We deal with internal conflicts on a daily basis. We must balance desires, such as going crazy in that “All You Can Eat” buffet, with responsibilities, like preparing for that final exam or finish an important project.

Willpower, or self-control, is a reaction to such internal conflicts. It comes from the prefrontal cortex, which is responsible for decision-making and regulating our behavior. And just as all the other parts of our body, you need to look after it.

The same way we strengthen our muscles during exercise and overusing them makes us weak until we have time to recover, so does our willpower.

When we focus excessively on multiple and less important decisions throughout the day, like choosing what to wear and what to eat, we drain our willpower. It then becomes more difficult to concentrate on difficult and important tasks, like studying and working.

But much like your muscles, we can strengthen willpower. These hacks are the core of how to improve willpower. They may seem simple and obvious but are proven to be very effective. Let’s dive in!

#1 Get More Sleep

A good night of sleep is the foundation for improving your willpower. Most people know this, but few actually incorporate this habit into their lives.

Bad sleeping habits make you weak and tired. They have a direct effect on your focus and decision-making, whilst slowly exhausting your source of energy. Kelly McGonigal, author of “The Willpower Instinct: How Self-Control Works, Why It Matters, and What You Can Do to Get More of It”, stresses the importance of enough hours of sleep:

“Sleep deprivation (even just getting less than six hours a night) is a kind of chronic stress that impairs how the body and brain use energy. The prefrontal cortex is especially hard hit and it loses control over the regions of the brain that create cravings and the stress response.”

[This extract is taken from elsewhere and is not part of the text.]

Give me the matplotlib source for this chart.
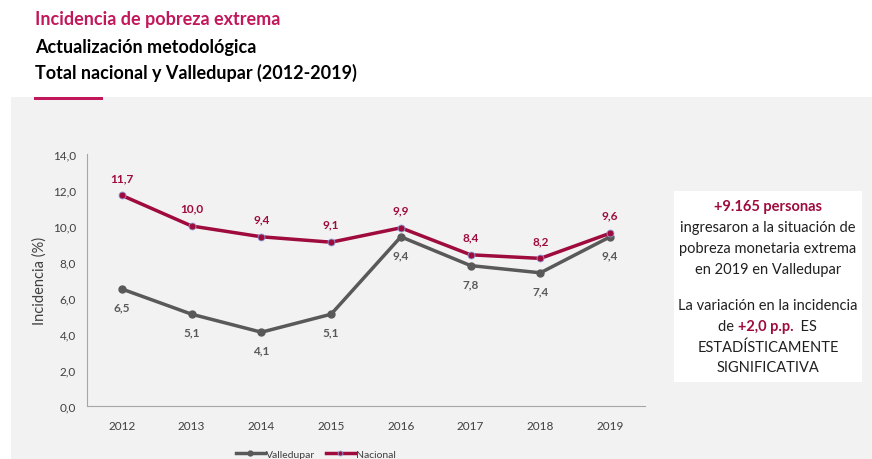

Try sleeping between 7.5 and 8.5 hours a night. You will be giving your body more time to recharge its batteries and synthesize all the substances it needs. A good rest makes it much easier to deal with the daily activities and challenges.

Studies show that the proper amount of sleep makes it possible to live longer, happier and be more productive. Sleep more not only to improve your willpower but also your quality of life.

#2 Meditatemeditate to improve willpower

Meditation is a great way to increase your willpower stock. Over time it improves your attention, focus, self-awareness, and lower your stress levels.

Meditation does not take hours of dedication or a lifetime of practice in order to make a difference. A few minutes every day will do the trick. It clears your head of inconvenient thoughts and worries while activating the areas of your brain related to decision-making and emotions.

Meditation does not take a Buddhist’s concentration to be effective. Sit in a comfortable spot in your house, close your eyes, and clear your head. Pay attention to your body, the feel of your breath, and how your mind wanders. This helps you relax the muscles and create space to focus on the tasks to be tackled during the day.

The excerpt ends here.